Pilsen on a Saturday When the Murals Do the Talking
Pilsen on a Saturday When the Murals Do the Talking
Pilsen sits southwest of the Loop along 18th Street, and it has been Chicago's great immigrant neighborhood for a century and a half — Czech, then Polish, then Mexican, each wave layering its culture onto the brick and concrete like coats of paint on a door that keeps getting more interesting. The murals are the neighborhood's autobiography: Aztec gods and Catholic saints sharing wall space with Frida Kahlo and farmworker portraits, every surface a canvas, every corner a declaration.
Carnitas Don Pedro on West 18th Street serves carnitas that have been converting non-believers since 1983 — pork slow-cooked until it surrenders, piled into tortillas made that morning, topped with salsa verde that hits your tongue like a green firecracker. The line moves fast because everyone knows what they want.
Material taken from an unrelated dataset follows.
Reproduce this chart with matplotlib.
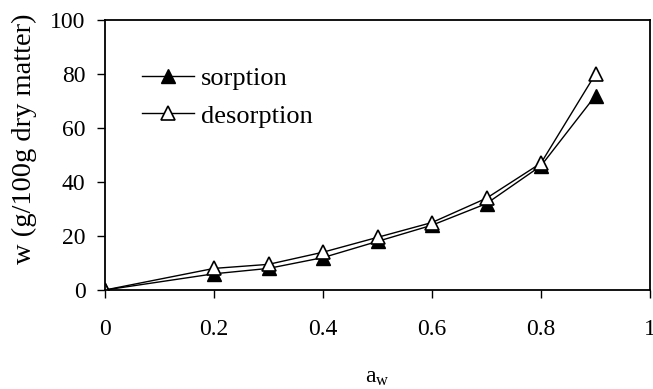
import matplotlib
matplotlib.use("Agg")
from matplotlib import pyplot as plt

# water activity and moisture content (g/100g dry matter)
aw = [0, 0.2, 0.3, 0.4, 0.5, 0.6, 0.7, 0.8, 0.9]
sorption = [0, 6, 8, 12, 18, 24, 32, 46, 72]
desorption = [0, 8, 9.5, 14, 19.5, 25, 34, 47, 80]

xticks = [0, 0.2, 0.4, 0.6, 0.8, 1]
xticklabels = ['0', '0.2', '0.4', '0.6', '0.8', '1']
yticks = [0, 20, 40, 60, 80, 100]

plt.rcParams['font.family'] = ['Liberation Serif', 'DejaVu Serif']
plt.rcParams['mathtext.fontset'] = 'stix'

fig = plt.figure(figsize=(6.53, 3.89), dpi=100)
ax = fig.add_axes([105/653, 1 - 290/389, 545/653, 270/389])

ax.plot(aw, sorption, color='black', lw=1, marker='^', ms=10,
        mfc='black', mec='black', label='sorption')
ax.plot(aw, desorption, color='black', lw=1, marker='^', ms=10,
        mfc='white', mec='black', mew=1.2, label='desorption')

ax.set_xlim(0, 1)
ax.set_ylim(0, 100)
ax.set_xticks(xticks)
ax.set_xticklabels(xticklabels)
ax.set_yticks(yticks)
ax.tick_params(direction='out', length=6, width=1, labelsize=17, pad=8)
ax.tick_params(axis='x', pad=15)
for s in ax.spines.values():
    s.set_linewidth(1.3)

ax.set_ylabel('w (g/100g dry matter)', fontsize=20.5)
ax.yaxis.set_label_coords(-0.125, 0.56)
ax.set_xlabel('a$_\\mathregular{w}$', fontsize=17)
ax.xaxis.set_label_coords(0.5, -0.285)

ax.legend(loc='upper left', bbox_to_anchor=(0.048, 0.865), frameon=False,
          fontsize=19, handlelength=2.0, handletextpad=0.25,
          labelspacing=0.52, borderaxespad=0)

fig.savefig('out.png', dpi=100)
Order a kilo for the table, two aguas frescas, and watch the cooks work with the economy of people who have made the same dish ten thousand times and made it better each time.
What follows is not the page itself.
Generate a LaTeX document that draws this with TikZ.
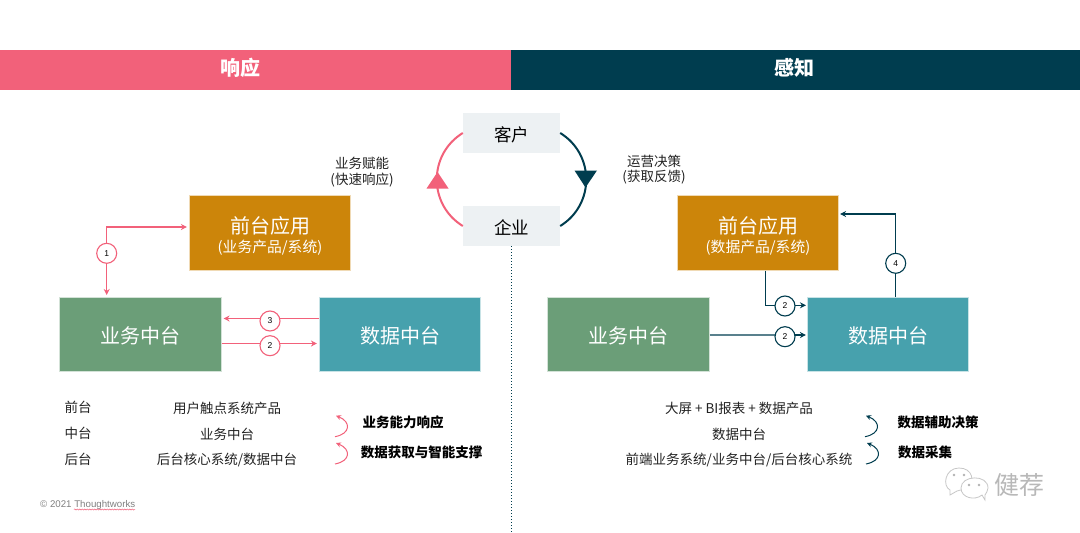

Walk east on 18th toward Thalia Hall, a restored 1892 theater that hosts live music in a room with gilded balconies and acoustics that were designed for opera and now serve indie rock with the same fidelity. The National Museum of Mexican Art on 19th Street is free and stunning — the permanent collection traces Mexican and Mexican-American art from pre-Columbian ceramics to contemporary installation, and it does so with a curatorial confidence that would anchor any museum in any city twice Chicago's size.
Insider tip: The bakeries on 18th Street — Nuevo Leon, La Casa del Pueblo — sell conchas, cuernos, and orejas for pocket change. Buy a bag, walk to Harrison Park, and eat them on a bench while the soccer games unfold on the fields and the El train rattles overhead like a metronome set to Chicago time.